The principle should now be accepted, and I would like the Government to avow it, that no Army should be sent anywhere without its adequate quota of aeroplanes. For the lack of that you throw away many irreplaceable divisions—73,000 men in Singapore, 10,000 to 12,000 in Hong Kong, to say nothing of our other losses. For the sake of a few machines you lose the production of your factories in artillery, in rifles and in all the other equipment of war. Can the principle not be accepted by the Government that the Army should have its own aeroplanes? [An Hon. Member: "Under its own command."] I do not wish to make a quarrel about the command, but it seems to me advisable that the Army should have complete control, for, if it has not complete control, it will never obtain the types required and the machines will never be there on the day when it is desirable that they should be present.
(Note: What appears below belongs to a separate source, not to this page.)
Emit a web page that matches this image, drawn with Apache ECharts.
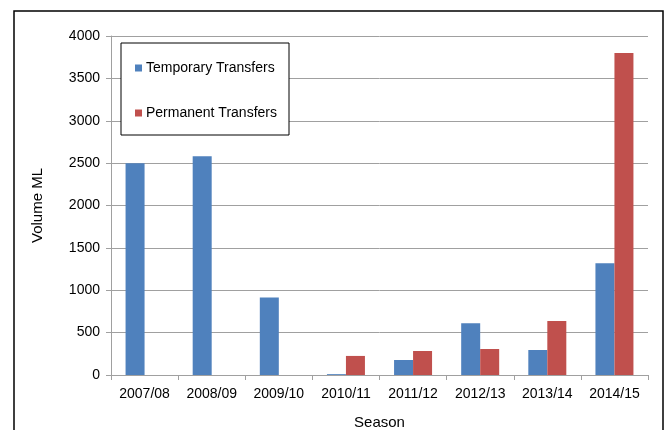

I call the attention of the House to this matter. The Royal Air Force, of course, has rendered imperishable service, but on the Air Council there is no representative of the Army or of the Navy, and consequently the balance of argument in favour of an Air Force which can perform long-distance functions is overwhelming and almost unchallenged. Is it not time for us to reconsider our long-distance bombing policy? We have had evidence at Brest that you may, for 10 months on end, raid an important harbour, day after day, and frequently at night, drop an incalculable tonnage of bombs upon it and yet find, at the end, that the ships you have sought to destroy can make their escape under their own power at 30 knots. It does suggest that we are putting too much of our energy and too much of our man-power into the long-distance bombing plane. For every one of these planes, which, incidentally, cannot operate throughout the whole year, you might build, I am told, six fighters. Unless the Army is given its own machines, under its own control, I do not think we can expect military successes.